## start DATASET EXCERPT
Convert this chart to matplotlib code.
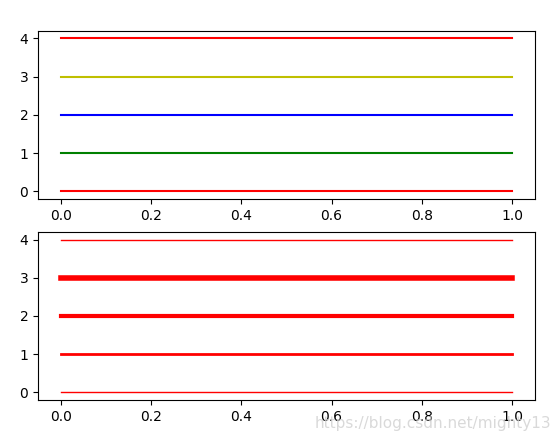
import matplotlib.pyplot as plt

x = [0, 1]
levels = [0, 1, 2, 3, 4]
top_colors = ["r", "g", "b", "y", "r"]
bottom_widths = [1, 2, 3, 4, 1]

fig = plt.figure(figsize=(5.6, 4.4), dpi=100)
ax1 = fig.add_axes([0.068, 0.548, 0.887, 0.382])
ax2 = fig.add_axes([0.068, 0.091, 0.887, 0.382])

for y, c in zip(levels, top_colors):
    ax1.plot(x, [y, y], color=c)

for y, lw in zip(levels, bottom_widths):
    ax2.plot(x, [y, y], color="r", linewidth=lw)

fig.text(0.985, 0.02, "https://blog.csdn.net/mighty13", ha="right", va="bottom",
         color="#d0d0d0", fontsize=11, alpha=0.8)

fig.savefig("out.png", dpi=100)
## end DATASET EXCERPT
**SET EXERCISE**
Your task is to repeat the material above exactly, without its pictures.

**RESPONSE TO THE EXERCISE**
Convert this chart to matplotlib code.
import matplotlib.pyplot as plt

x = [0, 1]
levels = [0, 1, 2, 3, 4]
top_colors = ["r", "g", "b", "y", "r"]
bottom_widths = [1, 2, 3, 4, 1]

fig = plt.figure(figsize=(5.6, 4.4), dpi=100)
ax1 = fig.add_axes([0.068, 0.548, 0.887, 0.382])
ax2 = fig.add_axes([0.068, 0.091, 0.887, 0.382])

for y, c in zip(levels, top_colors):
    ax1.plot(x, [y, y], color=c)

for y, lw in zip(levels, bottom_widths):
    ax2.plot(x, [y, y], color="r", linewidth=lw)

fig.text(0.985, 0.02, "https://blog.csdn.net/mighty13", ha="right", va="bottom",
         color="#d0d0d0", fontsize=11, alpha=0.8)

fig.savefig("out.png", dpi=100)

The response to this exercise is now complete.